In the Court's view, the claims in the Amended Counterclaim sufficiently relate back to the conduct set forth in the original pleading. See e.g., Kansa Reinsurance Co., Ltd. v. Congressional Mortgage Corp. of Texas, 20 F.3d 1362, 1367 (5th Cir. 1994) (recognizing that "once litigation involving a particular transaction has been instituted, the parties should not be protected by a statute of limitations from later asserted claims that arose out of the same conduct set forth in the original pleadings"; Alpern v. Utilicorp United, Inc., 84 F.3d 1525, 1543 (8th cir. 1996) (recognizing that Rule 15(c) should be liberally construed so that amendments relate back to the date of the original pleading if they are related to the general fact situation alleged in the original pleading). Accordingly, the Court cannot conclude, at this juncture, that Sea Star's claims are time-barred.

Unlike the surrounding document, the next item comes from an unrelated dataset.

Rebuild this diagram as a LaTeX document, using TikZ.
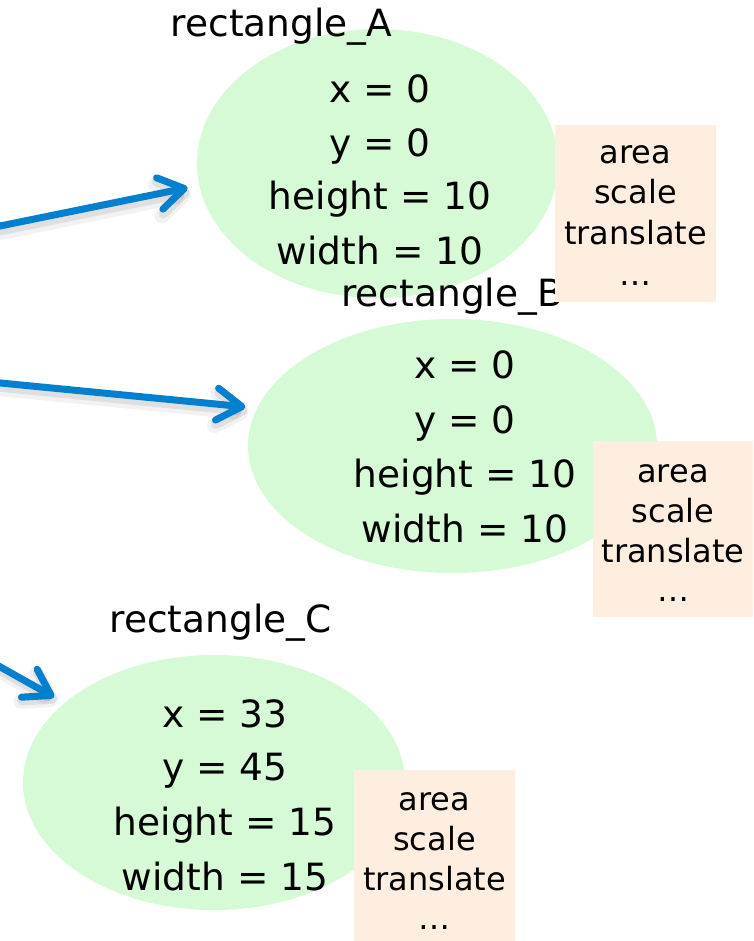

In its Reply Brief, Sea Star contends that it cannot "determine at this time whether the statute of limitations bars some or all of Emerald's claims because the specific factual allegations as required by Rule 9(b) have not been provided." (D.I. 83 at 9). The Court has concluded that for purposes of adjudicating a motion to dismiss, Rule 9(b) has been satisfied; however, the Court will not preclude Sea Star from raising its statute of limitations defense during summary judgment proceedings, if it becomes apparent during discovery that some or all of Emerald's counterclaims are time-barred.
CONCLUSION
For the reasons discussed, the Court will deny Sea Star's Motion For Partial Dismissal Of Emerald Equipment Leasing, Inc.'s Amended Counterclaim. Although Emerald has not specifically moved for sanctions against Sea Star, it has suggested in its Answering Brief that sanctions are appropriate because Sea Star's Motion For Partial Dismissal is frivolous. At this time, however, the Court declines to sanction Sea Star in connection with the instant Motion. The Court further notes that Sea Star has requested an extension of time to file its Answer to the Amended Counterclaim. Emerald has not opposed this request, and therefore, in accordance with Sea Star's request, the Court will order Sea Star to file its response to the Amended Counterclaim within ten days of the date of the Order issued concurrent with this Memorandum Opinion.An appropriate Order will be entered.